Exercise details
From the first line of the listing below, retype each line up to and including the one with "ax.set_xticklabels([napok[i] for i"; pictures stay out.

Source data

-*-

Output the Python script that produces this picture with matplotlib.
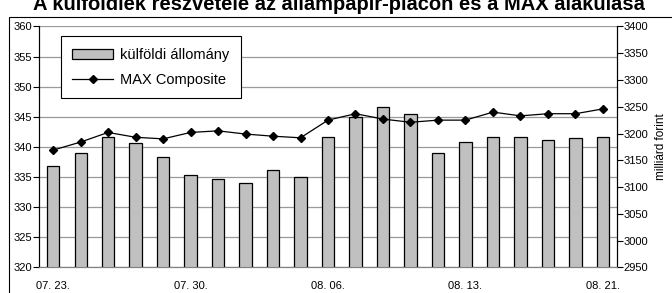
import matplotlib.pyplot as plt
from matplotlib.patches import Rectangle

plt.rcParams['font.family'] = ['Liberation Sans', 'DejaVu Sans']

# adatok
napok = ['07. 23.', '07. 24.', '07. 25.', '07. 26.', '07. 27.', '07. 30.', '07. 31.',
         '08. 01.', '08. 02.', '08. 03.', '08. 06.', '08. 07.', '08. 08.', '08. 09.',
         '08. 10.', '08. 13.', '08. 14.', '08. 15.', '08. 16.', '08. 17.', '08. 21.']
kulfoldi = [336.9, 339.0, 341.7, 340.6, 338.4, 335.3, 334.7, 334.0, 336.1, 335.0, 341.7,
            345.0, 346.7, 345.5, 339.0, 340.8, 341.7, 341.7, 341.1, 341.4, 341.7]
max_comp = [3169, 3184, 3202, 3193, 3190, 3202, 3205, 3199, 3195, 3192, 3225,
            3237, 3227, 3221, 3225, 3225, 3240, 3233, 3237, 3237, 3246]
cimke_idx = [0, 5, 10, 15, 20]

fig = plt.figure(figsize=(6.72, 2.93), dpi=100)
ax = fig.add_axes([0.0585, 0.0877, 0.8592, 0.8219])
ax2 = ax.twinx()

x = list(range(len(napok)))
ax.bar(x, kulfoldi, width=0.44, color='#C0C0C0', edgecolor='black', linewidth=0.9,
       label='külföldi állomány', zorder=3)
ax2.plot(x, max_comp, color='black', linewidth=0.9, marker='D', markersize=4.5,
         label='MAX Composite', zorder=4)

ax.set_xlim(-0.5, len(napok) - 0.5)
ax.set_ylim(320, 360)
ax.set_yticks(range(320, 361, 5))
ax2.set_ylim(2950, 3400)
ax2.set_yticks(range(2950, 3401, 50))
ax.set_xticks(cimke_idx)
ax.set_xticklabels([napok[i] for i in cimke_idx])

ax.grid(axis='y', color='#999999', linewidth=0.9, zorder=0)
ax.set_axisbelow(True)
ax.tick_params(axis='x', length=0, labelsize=8, pad=10)
ax.tick_params(axis='y', length=4, width=0.8, labelsize=8, pad=1)
ax2.tick_params(axis='y', length=4, width=0.8, labelsize=8, pad=1)
for s in ['top']:
    ax.spines[s].set_visible(False)
    ax2.spines[s].set_visible(False)
ax.spines['bottom'].set_color('#808080')
ax2.spines['bottom'].set_color('#808080')
ax2.set_ylabel('milliárd forint', fontsize=8.5, labelpad=5)

# jelmagyarázat
h1, l1 = ax.get_legend_handles_labels()
h2, l2 = ax2.get_legend_handles_labels()
leg = ax2.legend(h1 + h2, l1 + l2, loc='upper left', bbox_to_anchor=(0.037, 0.96),
                 borderaxespad=0, fontsize=10.5, frameon=True, fancybox=False,
                 edgecolor='black', framealpha=1, handlelength=2.8, handletextpad=0.5,
                 borderpad=0.8, labelspacing=0.75)
leg.get_frame().set_linewidth(0.8)

# keret és cím
fig.patches.append(Rectangle((9 / 672, -0.05), 1.0, 1 - 17 / 293 + 0.05,
                             transform=fig.transFigure, fill=False,
                             edgecolor='black', linewidth=0.8))
fig.text(0.505, 1 - 10 / 293, 'A külföldiek részvétele az állampapír-piacon és a MAX alakulása',
         ha='center', va='baseline', fontsize=14.5, fontweight='bold')

fig.savefig('out.png', dpi=100)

-*-

Solution to this exercise
Output the Python script that produces this picture with matplotlib.
import matplotlib.pyplot as plt
from matplotlib.patches import Rectangle

plt.rcParams['font.family'] = ['Liberation Sans', 'DejaVu Sans']

# adatok
napok = ['07. 23.', '07. 24.', '07. 25.', '07. 26.', '07. 27.', '07. 30.', '07. 31.',
         '08. 01.', '08. 02.', '08. 03.', '08. 06.', '08. 07.', '08. 08.', '08. 09.',
         '08. 10.', '08. 13.', '08. 14.', '08. 15.', '08. 16.', '08. 17.', '08. 21.']
kulfoldi = [336.9, 339.0, 341.7, 340.6, 338.4, 335.3, 334.7, 334.0, 336.1, 335.0, 341.7,
            345.0, 346.7, 345.5, 339.0, 340.8, 341.7, 341.7, 341.1, 341.4, 341.7]
max_comp = [3169, 3184, 3202, 3193, 3190, 3202, 3205, 3199, 3195, 3192, 3225,
            3237, 3227, 3221, 3225, 3225, 3240, 3233, 3237, 3237, 3246]
cimke_idx = [0, 5, 10, 15, 20]

fig = plt.figure(figsize=(6.72, 2.93), dpi=100)
ax = fig.add_axes([0.0585, 0.0877, 0.8592, 0.8219])
ax2 = ax.twinx()

x = list(range(len(napok)))
ax.bar(x, kulfoldi, width=0.44, color='#C0C0C0', edgecolor='black', linewidth=0.9,
       label='külföldi állomány', zorder=3)
ax2.plot(x, max_comp, color='black', linewidth=0.9, marker='D', markersize=4.5,
         label='MAX Composite', zorder=4)

ax.set_xlim(-0.5, len(napok) - 0.5)
ax.set_ylim(320, 360)
ax.set_yticks(range(320, 361, 5))
ax2.set_ylim(2950, 3400)
ax2.set_yticks(range(2950, 3401, 50))
ax.set_xticks(cimke_idx)
ax.set_xticklabels([napok[i] for i in cimke_idx])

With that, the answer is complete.